Man startet etwa hundert Meter vom Parkplatz entfernt aus einem steilen Stück Wiese direkt oberhalb der Strasse. Ein Stock mit einigen Bändern dient als Windfahne. Gelandet wird normalerweise wieder hier oben, direkt auf der Straße. Mein Gegenüber ist ganz erstaunt ob meiner Frage, wie er denn zu seinem Auto zurück käme. Normalerweise würde hier immer Topgelandet. Wenn einmal nichts geht, dann müsse man halt wieder hoch laufen. Angesichts des leichten Gurtzeugs des Sarden scheint das auch kein allzu großes Problem zu sein. 
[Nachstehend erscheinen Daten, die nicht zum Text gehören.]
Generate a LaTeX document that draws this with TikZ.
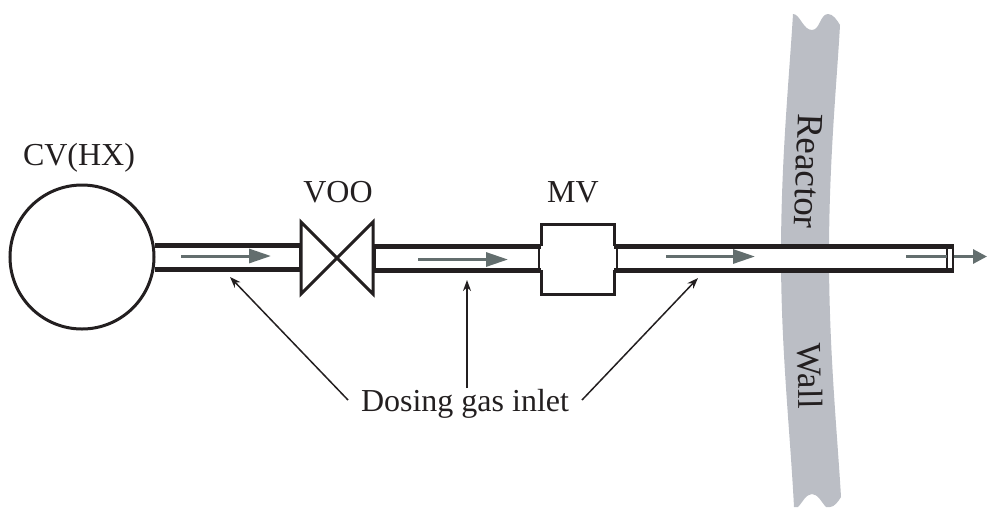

Leider wird es heute jedoch nichts mehr. Es ist schon zu spät und nach zwei Startabbrüchen gibt mein neuer Fliegerfreund auf. Bevor er sich verabschiedet, zeigt er mir noch einige Fluggebiete auf der Karte. Es gibt in Sardinien viele Gegenden, an denen geflogen wird. An einigen der Orte waren wir bereits, ohne zu ahnen, das man hier auch fliegen kann. Wir verabschieden uns voneinander, nicht ohne Adressen auszutauschen und zu versprechen, uns zu melden, wenn er nach Deutschland, oder ich wieder einmal nach Sardinien komme. 

Wir fahren den Berg wieder hinunter, holen uns in der einzigen Pizzeria von Tuili unser Abendessen und stellen uns in ein Neubaugebiet, um zu übernachten.